C. FTP/HTTP/Proxy/Gateway Server Setup. Customer is aware that when using the Service to access the Internet or any other online service, there are certain applications, such as FTP, HTTP, proxy, or gateway server applications, which may be used to allow other Service and Internet users to gain access to Customer’s computer. Neither FBB, nor any of its respective agents, subcontractors, or employees, shall have any liability whatsoever for any claims, losses, actions, damages, proceedings or suits resulting from, arising or otherwise relating to the use of such applications by Customer, including, without limitation, damages resulting from others accessing Customer’s computer or from any loss of data maintained on the Network.

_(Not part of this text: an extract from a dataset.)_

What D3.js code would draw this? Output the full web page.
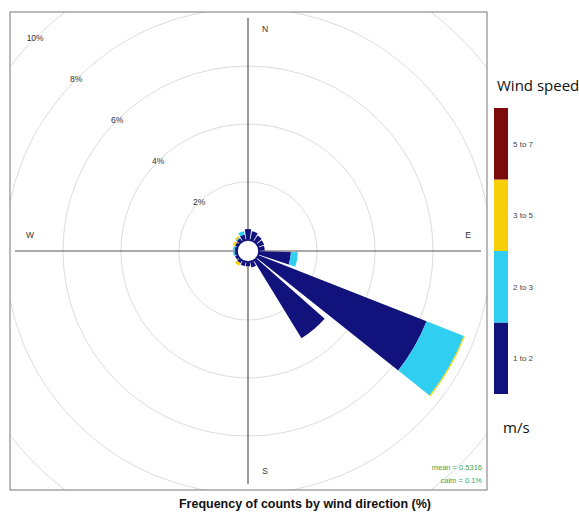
<!DOCTYPE html>
<html>
<head>
<meta charset="utf-8">
<script src="https://cdn.jsdelivr.net/npm/d3@7"></script>
<style>
  html, body { margin: 0; padding: 0; background: #fff; }
  svg { display: block; font-family: "Liberation Sans", Arial, sans-serif; }
</style>
</head>
<body>
<svg id="chart" width="579" height="516"></svg>
<script>
// Wind direction bins (bearing of bin centre, degrees) and frequency (%) per speed class
const directions = [20, 40, 60, 80, 100, 120, 140, 160, 180, 200, 220, 240, 260, 280, 300, 320, 340, 360];
const speed1to2 = [0.32, 0.25, 0.22, 0.20, 1.10, 6.24, 3.15, 0.20, 0.15, 0.15, 0.12, 0.10, 0.08, 0.08, 0.10, 0.14, 0.20, 0.38];
const speed2to3 = [0.00, 0.00, 0.00, 0.00, 0.24, 1.38, 0.00, 0.00, 0.00, 0.00, 0.00, 0.00, 0.06, 0.06, 0.00, 0.04, 0.12, 0.00];
const speed3to5 = [0.00, 0.00, 0.00, 0.00, 0.00, 0.04, 0.00, 0.00, 0.00, 0.00, 0.10, 0.00, 0.00, 0.00, 0.08, 0.05, 0.00, 0.00];
const speed5to7 = [0, 0, 0, 0, 0, 0, 0, 0, 0, 0, 0, 0, 0, 0, 0, 0, 0, 0];

const speedClasses = ["1 to 2", "2 to 3", "3 to 5", "5 to 7"];
const speedColors = ["#12127c", "#30cff2", "#f7cf06", "#7c0b0b"];
const ringTicks = [2, 4, 6, 8, 10];
const compass = ["N", "E", "S", "W"];
const meanSpeed = "0.5316";
const calmPct = "0.1%";

const svg = d3.select("#chart");
const cx = 248, cy = 251;
const panel = { x0: 10, y0: 12, x1: 487, y1: 490 };
const petalWidth = 17;
const axisHalf = 233;

// radial scale: % frequency -> pixels, with a small calm hole in the middle
const r = d3.scaleLinear().domain([0, 10]).range([11, 301]);
const rad = d => d * Math.PI / 180;

svg.append("defs").append("clipPath").attr("id", "panelClip")
  .append("rect").attr("x", panel.x0).attr("y", panel.y0)
  .attr("width", panel.x1 - panel.x0).attr("height", panel.y1 - panel.y0);

const plot = svg.append("g").attr("clip-path", "url(#panelClip)");

// grid rings
plot.append("g").selectAll("circle").data(ringTicks).join("circle")
  .attr("cx", cx).attr("cy", cy).attr("r", d => r(d))
  .attr("fill", "none").attr("stroke", "#dcdcdc").attr("stroke-width", 1);

// axes through the centre
const axes = plot.append("g").attr("stroke", "#555").attr("stroke-width", 1.2);
axes.append("line").attr("x1", cx).attr("x2", cx).attr("y1", cy - axisHalf).attr("y2", cy + axisHalf);
axes.append("line").attr("x1", cx - axisHalf).attr("x2", cx + axisHalf).attr("y1", cy).attr("y2", cy);

// ring labels along the north-west diagonal
plot.append("g").selectAll("text").data(ringTicks).join("text")
  .attr("x", d => cx - r(d) * Math.SQRT1_2)
  .attr("y", d => cy - r(d) * Math.SQRT1_2 + 3)
  .attr("text-anchor", "middle").attr("font-size", 8.5).attr("fill", "#333")
  .text(d => d + "%");

// compass labels
const compassPos = { N: [cx + 17, cy - 219], E: [cx + 220, cy - 13], S: [cx + 17, cy + 223], W: [cx - 218, cy - 13] };
plot.append("g").selectAll("text").data(compass).join("text")
  .attr("x", d => compassPos[d][0]).attr("y", d => compassPos[d][1])
  .attr("text-anchor", "middle").attr("font-size", 8.5).attr("fill", "#333")
  .text(d => d);

// stacked petals
const series = [speed1to2, speed2to3, speed3to5, speed5to7];
const segs = [];
directions.forEach((dir, i) => {
  let acc = 0;
  series.forEach((s, k) => {
    const v = s[i];
    if (v > 0) segs.push({ dir, k, lo: acc, hi: acc + v });
    acc += v;
  });
});
const arc = d3.arc()
  .innerRadius(d => r(d.lo))
  .outerRadius(d => r(d.hi))
  .startAngle(d => rad(d.dir - petalWidth / 2))
  .endAngle(d => rad(d.dir + petalWidth / 2));
plot.append("g").attr("transform", `translate(${cx},${cy})`)
  .selectAll("path").data(segs).join("path")
  .attr("d", arc).attr("fill", d => speedColors[d.k]);

// calm circle outline
plot.append("circle").attr("cx", cx).attr("cy", cy).attr("r", r(0))
  .attr("fill", "#fff").attr("stroke", "#12127c").attr("stroke-width", 1.6);

// mean / calm annotation
const note = svg.append("g").attr("font-size", 7.5).attr("fill", "#3fa34d").attr("text-anchor", "end");
note.append("text").attr("x", 482).attr("y", 470).text("mean = " + meanSpeed);
note.append("text").attr("x", 482).attr("y", 483).text("calm = " + calmPct);

// panel frame
svg.append("rect").attr("x", panel.x0).attr("y", panel.y0)
  .attr("width", panel.x1 - panel.x0).attr("height", panel.y1 - panel.y0)
  .attr("fill", "none").attr("stroke", "#777").attr("stroke-width", 1);

// title
svg.append("text").attr("x", 305).attr("y", 508).attr("text-anchor", "middle")
  .attr("font-size", 12.5).attr("font-weight", "bold").attr("fill", "#111")
  .text("Frequency of counts by wind direction (%)");

// colour key
const key = svg.append("g");
key.append("text").attr("x", 497).attr("y", 91).attr("font-size", 15)
  .attr("font-family", "'Open Sans', sans-serif").attr("fill", "#111").text("Wind speed");
const ky = d3.scaleBand().domain(speedClasses.slice().reverse()).range([108, 394]);
key.selectAll("rect").data(speedClasses).join("rect")
  .attr("x", 494).attr("width", 14)
  .attr("y", d => ky(d)).attr("height", ky.bandwidth())
  .attr("fill", (d, i) => speedColors[i]);
key.selectAll("text.lbl").data(speedClasses).join("text").attr("class", "lbl")
  .attr("x", 513).attr("y", d => ky(d) + ky.bandwidth() / 2 + 3)
  .attr("font-size", 8).attr("fill", "#444").text(d => d);
key.append("text").attr("x", 503).attr("y", 433).attr("font-size", 15)
  .attr("font-family", "'Open Sans', sans-serif").attr("fill", "#111").text("m/s");
</script>
</body>
</html>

18. Limitation of Liability . In no event will FBB or any of its respective subcontractors, employees or agents, be liable to Customer or to any third party for any direct, indirect, incidental, special, exemplary, punitive or consequential losses or damages, including loss of profits, loss of earnings, loss of business opportunities and personal injuries (including death), resulting directly or indirectly from the Customer’s use of the Services, including, without limitation, any damage resulting from Customer’s reliance on or use of the Services, or the mistakes, omissions, interruptions, deletion of files, errors, defects, delays in operation, non-deliveries, mis-deliveries, transmission, or any failure of performance of the Services. These limitations apply to the acts, omissions, negligence and gross negligence of FBB, and each of its employees and agents. Customer’s sole and exclusive remedies under this Agreement are expressly set out in this Agreement.  

 

19. Multiple Users. Customer is executing this Agreement on behalf of all persons who use the Services at the Service Premises. Customer is solely responsible for ensuring that all such other users understand and comply with the terms and conditions of this Agreement. Customer agrees that he/she is solely responsible and liable for any and all breaches of the terms and conditions of this Agreement, whether such breach is the result of use of the Services and/or Equipment by Customer or by any other user of the Services at the Customer’s Service Premises.

 

20. Right of Access. Customer hereby grant to FBB the exclusive right, so long as FBB holds all necessary authority to provide Services to the Service Premises, to enter upon and over the Service Premises at any time to install, connect, disconnect, inspect or acquire the Equipment for the purpose of providing, maintaining or disconnecting Services. If Customer is not the owner of the Service Premises, Customer agrees to indemnify and hold FBB harmless from all claims arising by or through the owner as a result of FBB’s performance under this Agreement.

 

21. Governing Law . This Agreement shall be exclusively governed by, and construed in accordance with, the laws of Colorado. Venue for any legal action concerning this Agreement shall be in the county in which the Service Premises is located. Customer agrees that regardless of any statute or law to the contrary, any claim or cause of action arising out of or related to use of the Services or Agreement must be filed within one (1) year after such claim or cause of action arose or be forever barred.

 

22. General . This Agreement is the entire agreement and understanding between the parties with respect to the subject matter herein and supersedes any and all prior written or verbal agreements. If any portion of this Agreement is held unenforceable, that portion shall be construed to reflect the Parties’ original intentions. The remaining provisions shall remain in full force and effect. FBB’s failure to insist upon or enforce strict performance of any provision shall not constitute a waiver of any provision or right. Neither the course of conduct between the parties nor trade practice shall act to modify any provision herein. This Agreement may not be assigned or transferred by Customer, but is freely assignable by FBB to third parties.

 

23. Changes to this Agreement. FBB may change the terms and conditions of this Agreement from time to time. Such changes will become binding on Customer, on the date posted to the FBB Web site and no further notice by FBB is required. If Customer does not agree to any such modification, Customer must immediately stop using the Services and notify FBB that the customer is terminating this Agreement and discontinuing Services. This Agreement supersedes all previously agreed to electronic and written terms of service, including without limitation any terms provided to the customer at the time Services were activated.